Knightley, McAvoy in Joe
Wrights’ Atonement (Focus Features, 12.25)

I feel, in other words, that the British film industry has been a nearly moribund thing for so long that you have to process any seasoned British critic reviewing Atonement — a thoroughly British film that was shot with British actors, crew and money on English soil — with at least a half grain of salt. Elley may be speaking God’s truth 80% or 90% of the time in his review, but a little voice is telling me “watch it…hold your horses…deep down he may be cheerleading for the home team.”

That said, Elley is doing cartwheels and somersaults over this Focus Features release which will also play next week in Toronto before debuting in December.

“Rarely has a book sprung so vividly to life,” he begins, “but also worked so enthrallingly in pure movie terms as Atonement, a smart, dazzlingly upholstered version by young British helmer Joe Wright of Ian McEwan‘s celebrated 2001 novel.

“Period yarn, largely set in 1930s and 1940s England, about an adolescent outburst of spite that destroys two lives and crumples a third, preserves much of the novel’s metaphysical depth and all of its emotional power.

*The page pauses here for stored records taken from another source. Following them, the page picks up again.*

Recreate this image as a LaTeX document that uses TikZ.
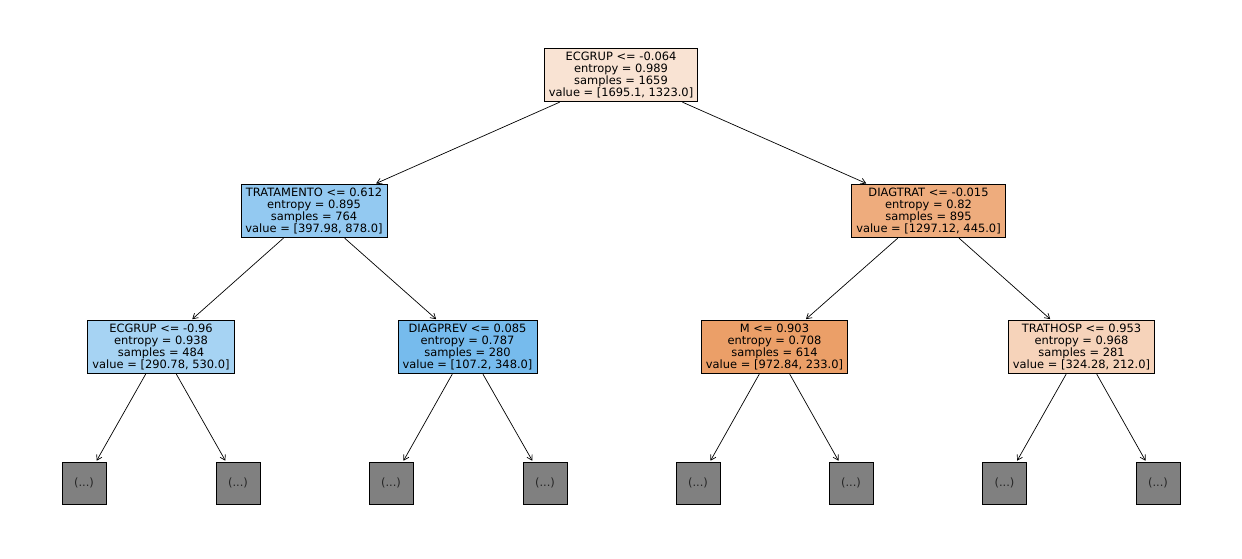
\documentclass[tikz,border=0pt]{standalone}
\usepackage{fontspec}
\setmainfont{DejaVu Sans}
\usetikzlibrary{arrows.meta}
\definecolor{cRoot}{RGB}{249,227,211}
\definecolor{cL}{RGB}{147,201,241}
\definecolor{cR}{RGB}{238,172,125}
\definecolor{cLL}{RGB}{166,211,243}
\definecolor{cLR}{RGB}{118,187,237}
\definecolor{cRL}{RGB}{235,159,104}
\definecolor{cRR}{RGB}{246,211,186}
\definecolor{cLeaf}{RGB}{128,128,128}
\newcommand\treenodefont{\fontsize{11.45}{11.7}\selectfont\lineskiplimit=-100pt\relax}
\begin{document}
\begin{tikzpicture}[x=1pt,y=-1pt,
  split/.style={draw=black, line width=0.8pt, align=center, inner xsep=4.5pt, inner ysep=4.2pt,
    font=\treenodefont},
  leaf/.style={draw=black, line width=0.8pt, fill=cLeaf, minimum width=44pt, minimum height=42pt, inner sep=0pt,
    font=\fontsize{11.45}{12}\selectfont, text=black!85},
  edge/.style={draw=black, line width=0.7pt, -{Straight Barb[length=5pt,width=6pt,line width=0.7pt]}, shorten >=1pt}]
\useasboundingbox (0,0) rectangle (1242,558);
\node[split, fill=cRoot] (root) at (621,75) {ECGRUP <= -0.064\\entropy = 0.989\\samples = 1659\\value = [1695.1, 1323.0]};
\node[split, fill=cL] (l) at (314,211) {TRATAMENTO <= 0.612\\entropy = 0.895\\samples = 764\\value = [397.98, 878.0]};
\node[split, fill=cR] (r) at (928.5,211) {DIAGTRAT <= -0.015\\entropy = 0.82\\samples = 895\\value = [1297.12, 445.0]};
\node[split, fill=cLL] (ll) at (161,347) {ECGRUP <= -0.96\\entropy = 0.938\\samples = 484\\value = [290.78, 530.0]};
\node[split, fill=cLR] (lr) at (467.5,347) {DIAGPREV <= 0.085\\entropy = 0.787\\samples = 280\\value = [107.2, 348.0]};
\node[split, fill=cRL] (rl) at (774.5,347) {M <= 0.903\\entropy = 0.708\\samples = 614\\value = [972.84, 233.0]};
\node[split, fill=cRR] (rr) at (1081.5,347) {TRATHOSP <= 0.953\\entropy = 0.968\\samples = 281\\value = [324.28, 212.0]};
\node[leaf] (a1) at (84,483) {(...)};
\node[leaf] (a2) at (238,483) {(...)};
\node[leaf] (a3) at (391,483) {(...)};
\node[leaf] (a4) at (545,483) {(...)};
\node[leaf] (a5) at (698,483) {(...)};
\node[leaf] (a6) at (851,483) {(...)};
\node[leaf] (a7) at (1004.5,483) {(...)};
\node[leaf] (a8) at (1158,483) {(...)};
\draw[edge] (root) -- (l);
\draw[edge] (root) -- (r);
\draw[edge] (l) -- (ll);
\draw[edge] (l) -- (lr);
\draw[edge] (r) -- (rl);
\draw[edge] (r) -- (rr);
\draw[edge] (ll) -- (a1);
\draw[edge] (ll) -- (a2);
\draw[edge] (lr) -- (a3);
\draw[edge] (lr) -- (a4);
\draw[edge] (rl) -- (a5);
\draw[edge] (rl) -- (a6);
\draw[edge] (rr) -- (a7);
\draw[edge] (rr) -- (a8);
\end{tikzpicture}
\end{document}
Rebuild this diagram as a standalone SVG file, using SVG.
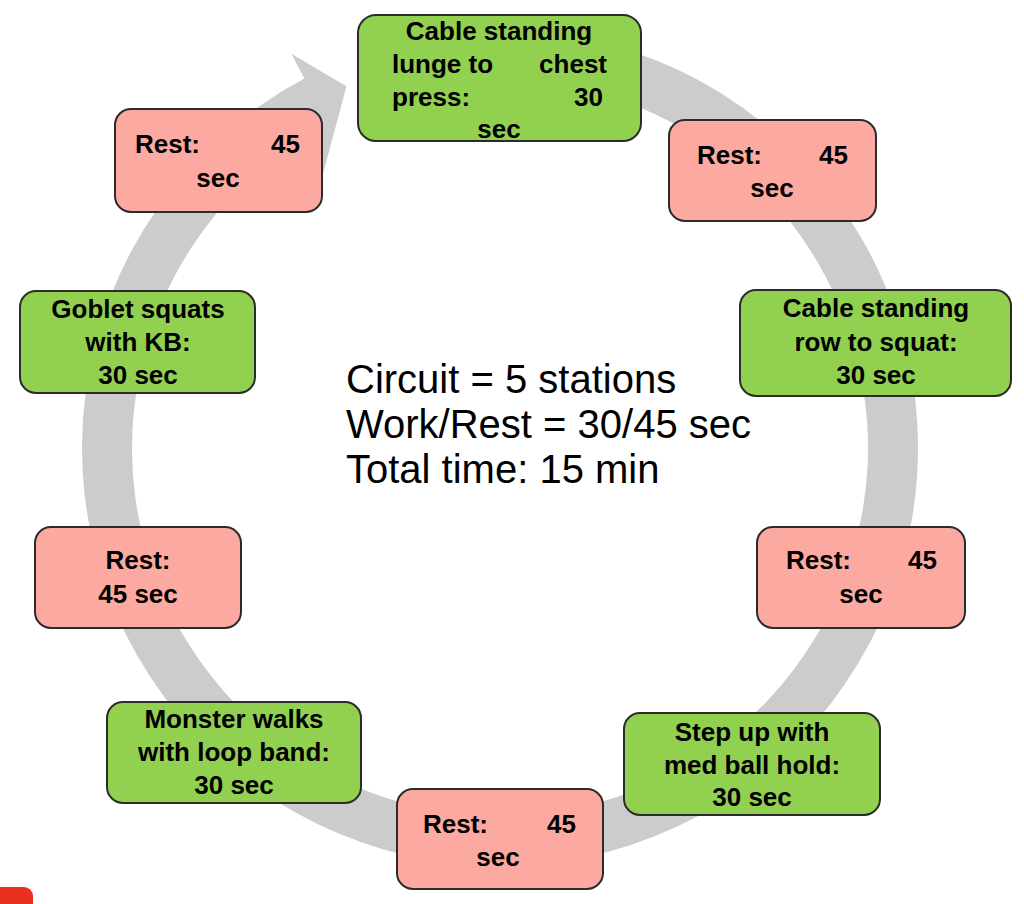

And as in Wright’s Pride & Prejudice, Keira Knightley delivers a star turn — echoed by co-thesp James McAvoy — that’s every bit as magnetic as the divas of those classic mellers which pic consciously references.

“Released in Europe next month and as a U.S. specialty item via Focus in December, this should reap good returns on the back of positive reviews and figure heavily in upcoming kudo derbies. It proved a popular opener of this year’s Venice fest.

“Though clearly by the same director, film is almost the polar opposite of Wright’s debut. Where Pride took a relatively free hand in reworking Austen’s classic in more youthful terms, Atonement is immensely faithful to McEwan’s novel, with whole scenes and dialogue seemingly lifted straight from the page in Christopher Hampton‘s brisk adaptation.

“And where Pride took a deliberately unstarchy, more realistic approach to Austen’s universe, Atonement consciously evokes the acting conventions and romantic cliches of ’30s and ’40s melodramas — from the cut-glass British accents, through Dario Marinelli‘s romantic, kinetic score, to the whole starchy period look.

“It’s a gamble that could easily have tilted over into farce. But as in Pride and Prejudice, Wright’s approach is redeemed by his cast and crew, with leads like Knightley, McAvoy and young Irish thesp Saoirse Ronan driving the movie on the performance side and technicians like d.p. Seamus McGarvey and designers Sarah Greenwood and Jacqueline Durran providing a richly decorated frame for their heightened playing.”

I’m not saying Elley has necessarily lost hs bearings ro that Atonement isn’t a god, well-made film (I won’t catch it until it shows in Toronto sometime around September 8th or 9th), but we need to hear what a few non-vested smart-ass American critics hae to say. Until a few of these come along we’re in a holding pattern.